Hallo Tanja, hallo Lillebror,

also deine Ansicht bzgl. der "Enttäuschung", die Angehörige empfinden können, verstehe ich nicht, Tanja. Ich habe als Angehöriger natürlich die Hoffnung, dass der Sterbende es irgendwann schafft, in Frieden zu gehen, es also anzunehmen, dass sein Tod unabwendbar ist. Ich habe die Hoffnung, dass er zu einem neuen Lebensbewusstsein gelangt und seinem vielleicht nur noch kurzen Leben einen Sinn zu verleihen in der Lage ist. Ich habe die Hoffnung, dass er sein Sterben und seinen Tod akzeptieren kann.
Ich glaube nicht, dass ich so etwas wie Enttäuschung empfinden kann, wenn er einen anderen Weg wählt. Eher Trauer. Ich kann traurig darüber sein, wenn er anders denkt als ich es tue.

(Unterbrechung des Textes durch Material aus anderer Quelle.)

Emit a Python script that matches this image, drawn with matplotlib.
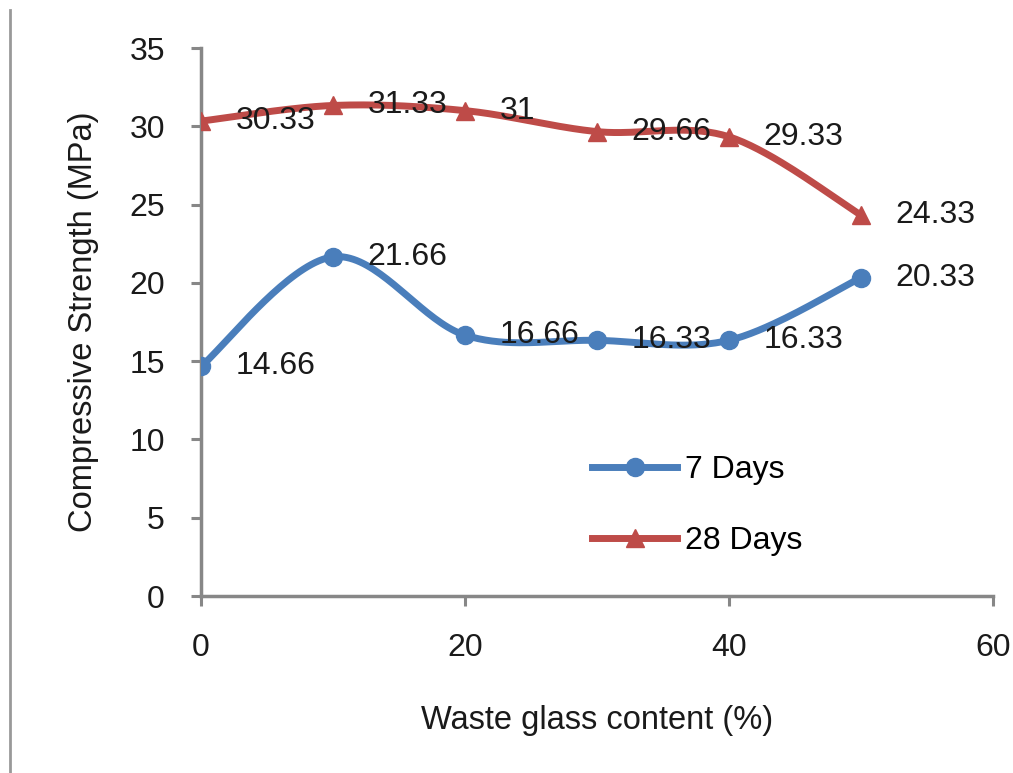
import numpy as np
import matplotlib
matplotlib.use("Agg")
import matplotlib.pyplot as plt
from matplotlib.lines import Line2D

# Data
glass_content = [0, 10, 20, 30, 40, 50]
strength_7d = [14.66, 21.66, 16.66, 16.33, 16.33, 20.33]
strength_28d = [30.33, 31.33, 31, 29.66, 29.33, 24.33]
label_7d = ["14.66", "21.66", "16.66", "16.33", "16.33", "20.33"]
label_28d = ["30.33", "31.33", "31", "29.66", "29.33", "24.33"]
x_ticks = [0, 20, 40, 60]
y_ticks = [0, 5, 10, 15, 20, 25, 30, 35]

plt.rcParams['font.family'] = ['Liberation Sans', 'DejaVu Sans']

BLUE = "#4A7EBB"
RED = "#BE4B48"
GRAY = "#878787"
FS = 23
LW = 5


def smooth(x, y, n=40):
    """Cubic Bezier smoothing through every point (Catmull-Rom tangents)."""
    x = np.asarray(x, float)
    y = np.asarray(y, float)
    P = np.column_stack([x, y])
    Pe = np.vstack([P[0], P, P[-1]])
    out = []
    t = np.linspace(0, 1, n)[:, None]
    for i in range(len(P) - 1):
        p0, p3 = Pe[i + 1], Pe[i + 2]
        c1 = p0 + (Pe[i + 2] - Pe[i]) / 6.0
        c2 = p3 - (Pe[i + 3] - Pe[i + 1]) / 6.0
        seg = ((1 - t) ** 3) * p0 + 3 * ((1 - t) ** 2) * t * c1 + 3 * (1 - t) * t ** 2 * c2 + t ** 3 * p3
        out.append(seg if i == 0 else seg[1:])
    out = np.vstack(out)
    return out[:, 0], out[:, 1]


fig = plt.figure(figsize=(10.13, 7.73), dpi=100)
ax = fig.add_axes([201 / 1013, 1 - 596 / 773, 792 / 1013, 548 / 773])

for yv, lab, col, mk, ms in [
    (strength_7d, label_7d, BLUE, "o", 13),
    (strength_28d, label_28d, RED, "^", 13),
]:
    sx, sy = smooth(glass_content, yv)
    ax.plot(sx, sy, color=col, lw=LW, solid_capstyle="round", zorder=3)
    ax.plot(glass_content, yv, linestyle="none", marker=mk, ms=ms, color=col, zorder=4)
    for xv, v, s in zip(glass_content, yv, lab):
        ax.annotate(s, (xv, v), xytext=(25, 0), textcoords="offset points",
                    ha="left", va="center", fontsize=FS, color="#1a1a1a", zorder=5)

ax.set_xlim(0, 60)
ax.set_ylim(0, 35)
ax.set_xticks(x_ticks)
ax.set_yticks(y_ticks)
ax.tick_params(axis="both", direction="out", length=7, width=2.2, color=GRAY,
               labelsize=FS, labelcolor="#1a1a1a")
ax.tick_params(axis="y", pad=19)
ax.tick_params(axis="x", pad=20)
for side in ["top", "right"]:
    ax.spines[side].set_visible(False)
for side in ["left", "bottom"]:
    ax.spines[side].set_color(GRAY)
    ax.spines[side].set_linewidth(2.5)

ax.set_xlabel("Waste glass content (%)", fontsize=23.5, labelpad=30, color="#1a1a1a")
ax.set_ylabel("Compressive Strength (MPa)", fontsize=23.5, labelpad=22, color="#1a1a1a")

handles = [
    Line2D([], [], color=BLUE, lw=LW, marker="o", ms=13),
    Line2D([], [], color=RED, lw=LW, marker="^", ms=13),
]
ax.legend(handles, ["7 Days", "28 Days"], loc="upper left",
          bbox_to_anchor=(0.458, 0.31), frameon=False, fontsize=FS,
          handlelength=2.65, handletextpad=0.25, labelspacing=1.3)

# thin frame line down the left edge of the figure
fig.add_artist(Line2D([10 / 1013, 10 / 1013], [0, 1 - 10 / 773],
                      transform=fig.transFigure, color="#999999", lw=2))

fig.savefig("out.png", dpi=100)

KR beschreibt in ihren Büchern ihre Erfahrungen mit Sterbenden und deren Auseinandersetzung mit dem eigenen Tod. Sie beschreibt verschiedene Prozesse, die ein Sterbender durchmachen KANN, wenn er sich mit der Möglichkeit seines Sterbens auseinandersetzt.
Die "Entwicklungsrichtung" ist vorgegeben, Lillebror, das stimmt.
Das Ziel des Prozesses ist es nämlich, sein eigenes Sterben anzunehmen. Je nach Grundeinstellung eines Menschen geht es im Leben um nichts anderes. Und ich als Angehöriger wünsche mir nichts sehnlicher, als dass der Betroffene dies auch schafft (s.o.). Die Auseinandersetzung mit dem eigenen Tod kann sehr brutal sein. Es ist eine Aufgabe für ein ganzes Leben. KR behauptet aber, dass man auch innerhalb kürzester Zeit diesen Prozess durchleben kann mit dem Ergebnis, dass man dem eigenen Tod ohne Furcht ins Auge blicken kann. Dazu aber sind verschiedene Enrwicklungsschritte notwendig. Dazu gehört auch das Verleugnen der Möglichkeit, dass man sterben könnte. Der Mensch ist nicht in der Lage, sich seinen eigenen Tod vorzustellen. Jeder weiß, dass er irgendwann sterben muss, aber keiner kann es sich wirklich vorstellen. Wir leben zeitlebens mit der Verdrängung unseres eigenen Todes. Wenn nun aber jemand eine Krankheit hat, die mit größter Wahrscheinlichkeit zum Tode führen wird, muss er sich mit dieser Möglichkeit auseinandersetzen. Er muss also einen Weg aus dieser Verleugnung finden. Jemand, der vielleicht den eigenen Tod schon immer in sein Leben mit einbezogen hat, wird diese Phase überspringen können oder schneller durchleben können. Jemand, der nie auch nur einen Gedanken daran verschwendet hat, dass er eines Tages gehen muss, wird es schwerer haben. Er braucht vielleicht sehr lange bis er akzeptieren kann, dass er bald nicht mehr sein wird. So, ich denke, bis zu diesem Punkt sind wir uns einig, oder? Wie jetzt der Angehörige damit umgeht, steht doch auf einem ganz anderen Blatt. KR zeigt auf, wie man als Angehöriger auf die symbolische verbale und nonverbale Sprache des Betroffenen reagieren kann und was sie bedeutet. Der Angehörige antizipiert dabei nicht den Tod des Betroffenen, sondern erkennt nur die "Entwicklungsstufe" des Betroffenen. Denn dieser teilt dem Angehörigen auf seine Weise den Stand seiner Entwicklung in der Auseinandersetzung mit seinem Sterben mit. Niemand außer dem Sterbenden selbst kann sagen, ob und wann dieser sterben wird. Aber der Betroffene WEIß es. Und dieses Wissen teilt er mit, mal deutlicher, mal weniger deutlich, je nachdem, wie viel sein Angehöriger ertragen kann.